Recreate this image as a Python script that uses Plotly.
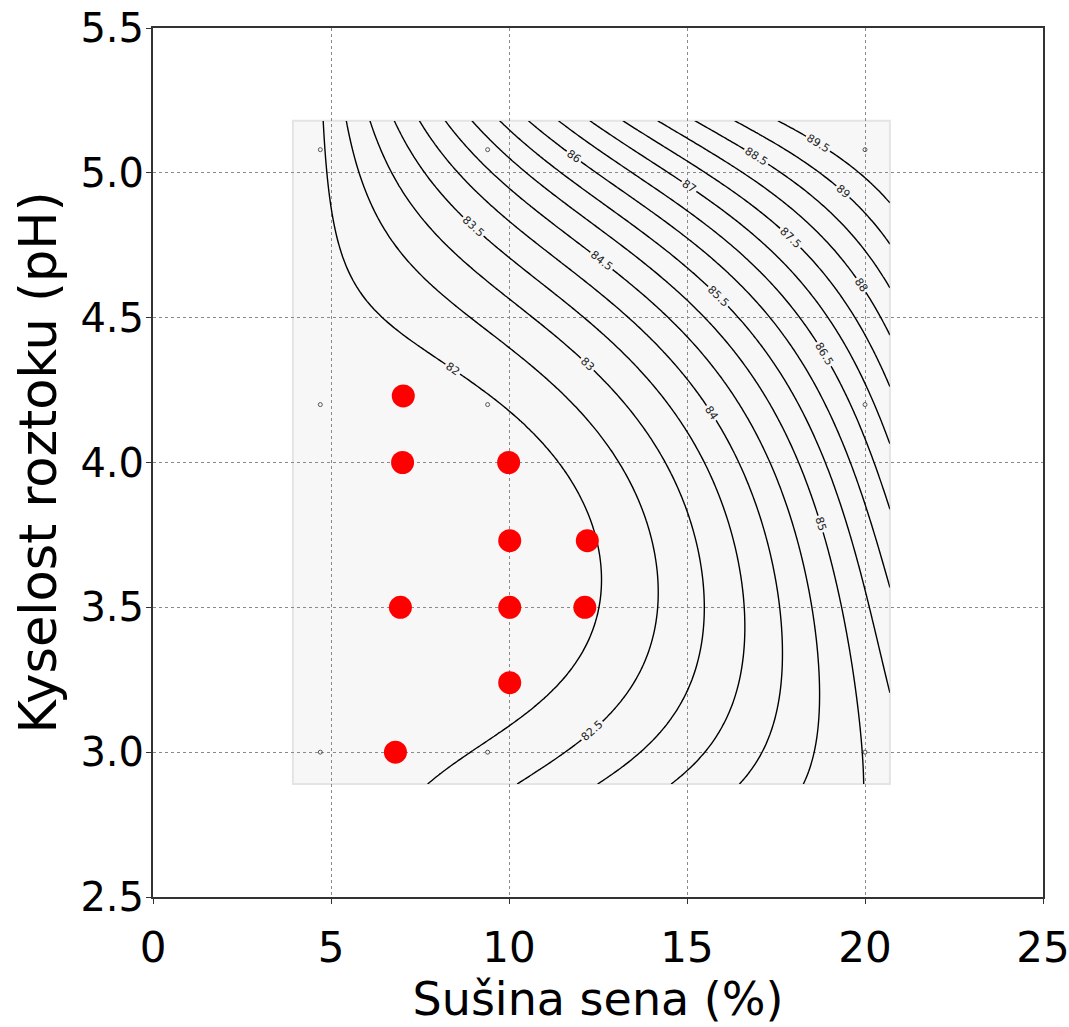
import numpy as np
import plotly.graph_objects as go

# ---- data ----
# 3x3 design (small open circles) and response value estimated at each design point
design_x = [4.7, 9.4, 20.0]          # Sušina sena (%)
design_y = [3.0, 4.2, 5.08]          # Kyselost roztoku (pH)
# rows follow design_y, columns follow design_x
response_at_design = [
    [81.50, 82.08, 85.03],   # pH 3.0
    [81.73, 81.93, 86.80],   # pH 4.2
    [81.915, 84.80, 89.92],  # pH 5.08
]
# extent of the fitted response-surface region (grey box)
surface_x_range = [3.93, 20.7]
surface_y_range = [2.89, 5.18]
contour_start, contour_end, contour_step = 82.0, 89.5, 0.5

# red experiment points
points_x = [7.03, 7.01, 9.99, 10.02, 12.20, 6.95, 10.02, 12.13, 10.02, 6.81]
points_y = [4.23, 4.00, 4.00, 3.73, 3.73, 3.50, 3.50, 3.50, 3.24, 3.00]

x_ticks = [0, 5, 10, 15, 20, 25]
y_ticks = [2.5, 3.0, 3.5, 4.0, 4.5, 5.0, 5.5]


# ---- quadratic response surface through the design values ----
def lagrange_basis(nodes, t):
    t = np.asarray(t, dtype=float)
    out = []
    for i, ni in enumerate(nodes):
        b = np.ones_like(t)
        for j, nj in enumerate(nodes):
            if j != i:
                b = b * (t - nj) / (ni - nj)
        out.append(b)
    return np.array(out)


gx = np.linspace(surface_x_range[0], surface_x_range[1], 170)
gy = np.linspace(surface_y_range[0], surface_y_range[1], 140)
Lx = lagrange_basis(design_x, gx)   # (3, nx)
Ly = lagrange_basis(design_y, gy)   # (3, ny)
Z = Ly.T @ np.array(response_at_design) @ Lx   # (ny, nx)

fig = go.Figure()

fig.add_shape(type="rect", layer="below",
              x0=surface_x_range[0], x1=surface_x_range[1],
              y0=surface_y_range[0], y1=surface_y_range[1],
              fillcolor="#f7f7f7", line=dict(color="#e4e4e4", width=2))

fig.add_trace(go.Contour(
    x=gx, y=gy, z=Z,
    contours=dict(start=contour_start, end=contour_end, size=contour_step,
                  coloring="none", showlabels=True,
                  labelfont=dict(family="DejaVu Sans", size=11, color="#222222")),
    line=dict(color="black", width=1.4, smoothing=1),
    showscale=False, hoverinfo="skip",
))

dx, dy = np.meshgrid(design_x, design_y)
fig.add_trace(go.Scatter(
    x=dx.ravel(), y=dy.ravel(), mode="markers",
    marker=dict(symbol="circle-open", size=4, color="#555555", line=dict(width=1)),
    showlegend=False, hoverinfo="skip",
))

fig.add_trace(go.Scatter(
    x=points_x, y=points_y, mode="markers",
    marker=dict(size=23, color="#ff0000", line=dict(width=0)),
    showlegend=False,
))

axis_common = dict(
    showgrid=True, gridcolor="#8a8a8a", griddash="dot", gridwidth=1,
    showline=True, linecolor="#333333", linewidth=2, mirror=True,
    ticks="outside", ticklen=5, tickcolor="#333333", zeroline=False,
    automargin=False, ticklabeloverflow="allow",
)

fig.update_xaxes(range=[0, 25], tickvals=x_ticks, **axis_common,
                 tickfont=dict(family="DejaVu Sans", size=42, color="black"),
                 ticklabelstandoff=8,
                 title=dict(text="Sušina sena (%)", standoff=8,
                            font=dict(family="DejaVu Sans", size=46, color="black")))
fig.update_yaxes(range=[2.5, 5.5], tickvals=y_ticks, tickformat=".1f", **axis_common,
                 tickfont=dict(family="DejaVu Sans", size=40, color="black"),
                 ticklabelstandoff=-6,
                 title=dict(text="Kyselost roztoku (pH)", standoff=8,
                            font=dict(family="DejaVu Sans", size=51, color="black")))

fig.update_layout(
    width=1069, height=1027,
    margin=dict(l=153, r=26, t=28, b=130),
    paper_bgcolor="white", plot_bgcolor="white",
    showlegend=False,
)

fig.write_html("out.html")
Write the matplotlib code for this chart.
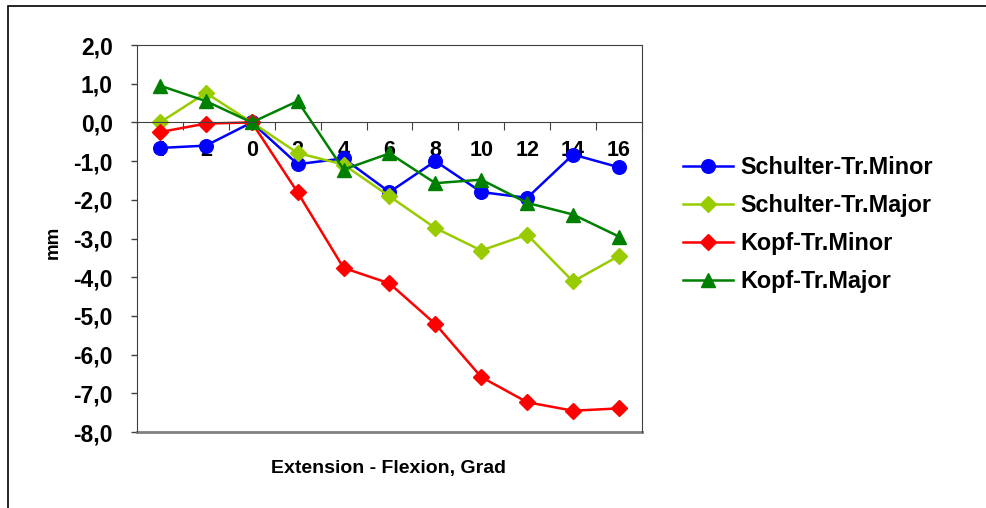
import numpy as np
import matplotlib.pyplot as plt
from matplotlib.patches import Rectangle

plt.rcParams['font.family'] = ['Liberation Sans', 'DejaVu Sans']
plt.rcParams['font.weight'] = 'bold'

# Winkel: Extension (links) - Flexion (rechts)
angles = ["4", "2", "0", "2", "4", "6", "8", "10", "12", "14", "16"]

schulter_minor = [-0.66, -0.60, 0.00, -1.08, -0.93, -1.80, -1.00, -1.80, -1.95, -0.83, -1.16]
schulter_major = [0.00, 0.76, 0.00, -0.79, -1.09, -1.91, -2.73, -3.31, -2.90, -4.11, -3.45]
kopf_minor = [-0.25, -0.03, 0.00, -1.81, -3.76, -4.16, -5.21, -6.58, -7.23, -7.45, -7.39]
kopf_major = [0.95, 0.55, 0.00, 0.55, -1.22, -0.80, -1.57, -1.48, -2.08, -2.38, -2.95]

series = [
    ("Schulter-Tr.Minor", schulter_minor, "#0000FF", "o", 9.8),
    ("Schulter-Tr.Major", schulter_major, "#99CC00", "D", 8.5),
    ("Kopf-Tr.Minor", kopf_minor, "#FF0000", "D", 8.5),
    ("Kopf-Tr.Major", kopf_major, "#008000", "^", 10),
]

fig = plt.figure(figsize=(9.86, 5.08), dpi=100)
ax = fig.add_axes([0.139, 0.1496, 0.512, 0.7618])

x = np.arange(len(angles))
for name, vals, col, mk, ms in series:
    ax.plot(x, vals, color=col, marker=mk, markersize=ms, linewidth=1.8, label=name)

ax.set_xlim(-0.5, len(angles) - 0.5)
ax.set_ylim(-8, 2)
ax.set_yticks(np.arange(-8, 3, 1))
ax.set_yticklabels([f"{v:.1f}".replace(".", ",") for v in np.arange(-8, 3, 1)])
ax.tick_params(axis='y', direction='out', length=4.5, width=1, colors='#404040',
               labelcolor='black', labelsize=16.5, pad=13)

# x axis crosses at 0, ticks between categories, labels at category centres
ax.spines['bottom'].set_position(('data', 0))
ax.spines['bottom'].set_color('#404040')
ax.set_xticks(np.arange(-0.5, len(angles), 1))
ax.set_xticklabels([])
ax.tick_params(axis='x', which='major', direction='out', length=6, colors='#404040')
ax.set_xticks(x, minor=True)
ax.set_xticklabels(angles, minor=True)
ax.tick_params(axis='x', which='minor', length=0, labelsize=15.5, pad=13, labelcolor='black')

for s in ['left', 'top', 'right']:
    ax.spines[s].set_color('#404040')
ax.axhline(-8, color='#808080', linewidth=2, clip_on=False)

ax.set_ylabel("mm", fontsize=13.5, fontweight='bold')
ax.yaxis.set_label_coords(-0.15, 0.49)
fig.text(0.3945, 0.078, "Extension - Flexion, Grad", ha='center', va='center',
         fontsize=14, fontweight='bold')

fig.legend(loc='upper left', bbox_to_anchor=(0.6927, 0.692), frameon=False,
           fontsize=16.8, handlelength=2.15, handletextpad=0.3, labelspacing=0.64,
           borderpad=0, borderaxespad=0)

# outer chart border
fig.patches.append(Rectangle((0.0081, -0.1), 1.2, 1.088, transform=fig.transFigure,
                             fill=False, edgecolor='black', linewidth=1.2))

fig.savefig("out.png", dpi=100)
--------------------------------------------------
▶ **PROBLEM**: Above are the records; repeat their lines from the first through the line containing "3.50, 3.24, 3.00]", and leave out each picture.

▶ **CORRECT ANSWER**:
Recreate this image as a Python script that uses Plotly.
import numpy as np
import plotly.graph_objects as go

# ---- data ----
# 3x3 design (small open circles) and response value estimated at each design point
design_x = [4.7, 9.4, 20.0]          # Sušina sena (%)
design_y = [3.0, 4.2, 5.08]          # Kyselost roztoku (pH)
# rows follow design_y, columns follow design_x
response_at_design = [
    [81.50, 82.08, 85.03],   # pH 3.0
    [81.73, 81.93, 86.80],   # pH 4.2
    [81.915, 84.80, 89.92],  # pH 5.08
]
# extent of the fitted response-surface region (grey box)
surface_x_range = [3.93, 20.7]
surface_y_range = [2.89, 5.18]
contour_start, contour_end, contour_step = 82.0, 89.5, 0.5

# red experiment points
points_x = [7.03, 7.01, 9.99, 10.02, 12.20, 6.95, 10.02, 12.13, 10.02, 6.81]
points_y = [4.23, 4.00, 4.00, 3.73, 3.73, 3.50, 3.50, 3.50, 3.24, 3.00]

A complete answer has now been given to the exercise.